Keeping the goal in mind

The goal of your email campaign isn’t opens. It’s the profit that the email brings in, it’s the relationships it garners, it’s customer retention.  100,000 opens  ain’t great if your goal is action and those people aren’t taking it.

People who have signed up and are legitimately interested in what you provide are considerably more likely to take action than those who have not. Remember the aforementioned IMT Strategies (2001)  study which found that 76% of openers would open unsolicited email while “somewhat annoyed” by it? That’s a huge number of people who are off setting your open rate. People who will open, but will not take action and are not gaining any sort of appreciation for your brand. Meanwhile Quris (2003) found permission and privacy demanding subscribers are significantly more likely to open and act on email.

The Trap of Numbers

Now granted, 1% of 100,000 people taking action is still more than 20% of 300 people taking action, and that might make permission seem less than important. Indeed, even a 5% open rate on 1,000,000 emails with a 1% conversion rate is a solid number of conversions. So why do a double opt-in and reduce your list?

The strength of email lies in its ability to not just convert, but to retain. While a spammy mail campaign might get a good hit of sales at first, the factors listed above will make sure that over time your numbers decrease. Then you have to spend more money on new IP’s, mailing lists, and sending costs.  Meanwhile a permission marketing campaign brings in conversions time and time again, retaining business, building relationships, and costing only time.

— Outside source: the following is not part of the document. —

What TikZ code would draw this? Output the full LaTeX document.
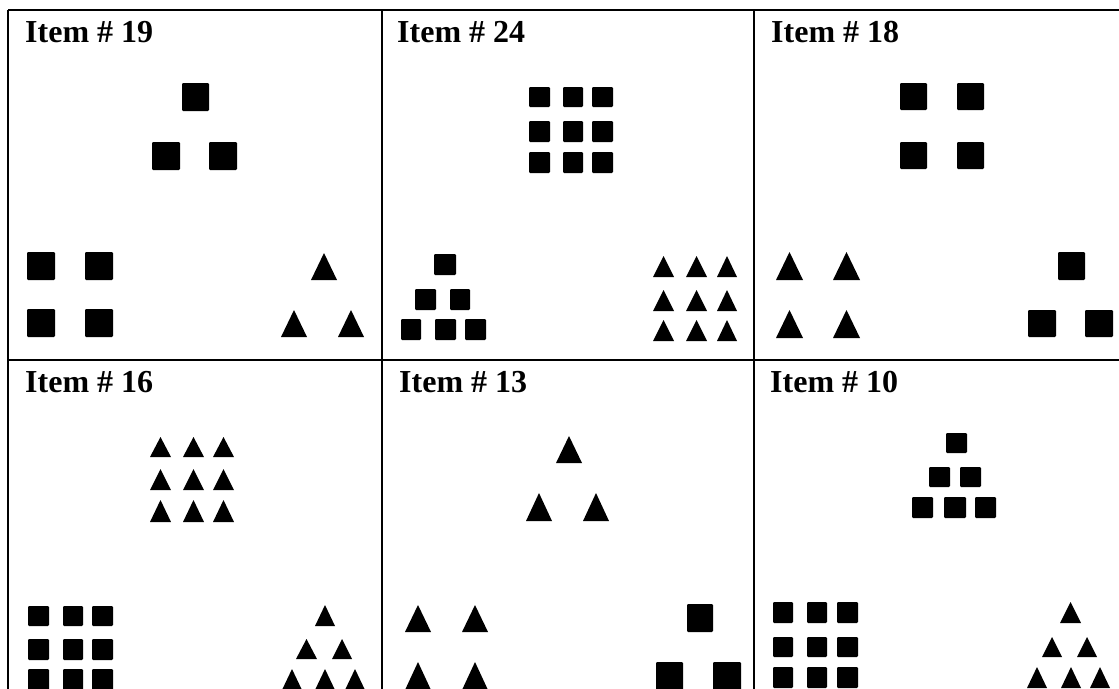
\documentclass[tikz,border=0pt]{standalone}
\usepackage{fontspec}
\setmainfont{Liberation Serif}
\tikzset{
  grid line/.style={line width=1.6pt, black},
  lbl/.style={anchor=base west, inner sep=0pt, font=\fontsize{32}{38}\selectfont\bfseries},
  shp/.style={fill=black, rounded corners=1.2pt}
}
\begin{document}
\begin{tikzpicture}[x=1pt,y=-1pt]
\useasboundingbox (0,0) rectangle (1119,688);
\clip (0,0) rectangle (1119,688);
\fill[white] (0,0) rectangle (1119,688);
% grid
\draw[grid line] (8,10) -- (1125,10);
\draw[grid line] (8,10) -- (8,700);
\draw[grid line] (382,10) -- (382,700);
\draw[grid line] (754,10) -- (754,700);
\draw[grid line] (8,360) -- (1125,360);
% labels
\node[lbl] (l19) at (25,42) {Item \# 19};
\node[lbl] (l24) at (397,42) {Item \# 24};
\node[lbl] (l18) at (771,42) {Item \# 18};
\node[lbl] (l16) at (25,392) {Item \# 16};
\node[lbl] (l13) at (399,392) {Item \# 13};
\node[lbl] (l10) at (770,392) {Item \# 10};
% squares
\foreach \a/\b/\c/\d in {
  182/83/209/111, 152/142/180/170, 209/142/237/170,
  27/252/55/280, 85/252/113/280, 27/309/55/337, 85/309/113/337,
  434/254/456/275, 415/289/436/310, 450/289/470/310,
  401/319/421/340, 435/319/456/340, 465/319/486/340,
  900/83/927/110, 957/83/984/110, 900/142/927/169, 957/142/984/169,
  1058/252/1085/280, 1028/310/1056/337, 1085/310/1113/337,
  687/604/713/632, 656/662/683/690, 713/662/741/690,
  946/433/967/453, 929/467/950/487, 960/467/981/487,
  912/497/933/518, 944/497/966/518, 975/497/996/518}
  \fill[shp] (\a,\b) rectangle (\c,\d);
% square grids
\foreach \a/\c in {529/550, 563/583, 592/613}
  \foreach \b/\d in {87/107, 121/142, 152/173}
    \fill[shp] (\a,\b) rectangle (\c,\d);
\foreach \a/\c in {28/49, 63/83, 92/113}
  \foreach \b/\d in {606/626, 639/660, 669/690}
    \fill[shp] (\a,\b) rectangle (\c,\d);
\foreach \a/\c in {773/793, 807/827, 837/858}
  \foreach \b/\d in {602/623, 637/657, 667/688}
    \fill[shp] (\a,\b) rectangle (\c,\d);
% triangles
\foreach \a/\b/\c/\d in {
  311/253/337/280, 281/310/307/337, 338/310/364/337,
  776/252/803/280, 833/252/860/280, 776/310/803/338, 833/310/860/338,
  315/605/335/626, 296/639/317/659, 332/639/352/659,
  282/669/302/690, 315/669/335/690, 345/669/365/690,
  556/436/582/463, 526/493/552/521, 583/493/609/521,
  405/605/431/632, 462/605/488/632, 405/662/431/690, 462/662/488/690,
  1060/602/1081/623, 1042/637/1062/657, 1077/637/1097/657,
  1027/667/1047/688, 1061/667/1081/688, 1090/667/1110/688}
  \fill (\a,\d) -- (\c,\d) -- ({(\a+\c)/2},\b) -- cycle;
% triangle grids
\foreach \a/\c in {653/674, 686/707, 717/737}
  \foreach \b/\d in {256/277, 290/311, 320/341}
    \fill (\a,\d) -- (\c,\d) -- ({(\a+\c)/2},\b) -- cycle;
\foreach \a/\c in {150/171, 183/204, 213/234}
  \foreach \b/\d in {437/457, 469/490, 500/522}
    \fill (\a,\d) -- (\c,\d) -- ({(\a+\c)/2},\b) -- cycle;
\end{tikzpicture}
\end{document}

The strength of a permission campaign lies not only in its high open rates, but in the overall strength it ads to your campaigns ability to retain and convert over time. You can make quick money doing mass spammy email (indeed, that’s why so many people still do it), but maintaining a quality relationship with your customer base that will allow you to promote to them time and time again with high interest and a willingness to buy… obviously that is worth a lot more.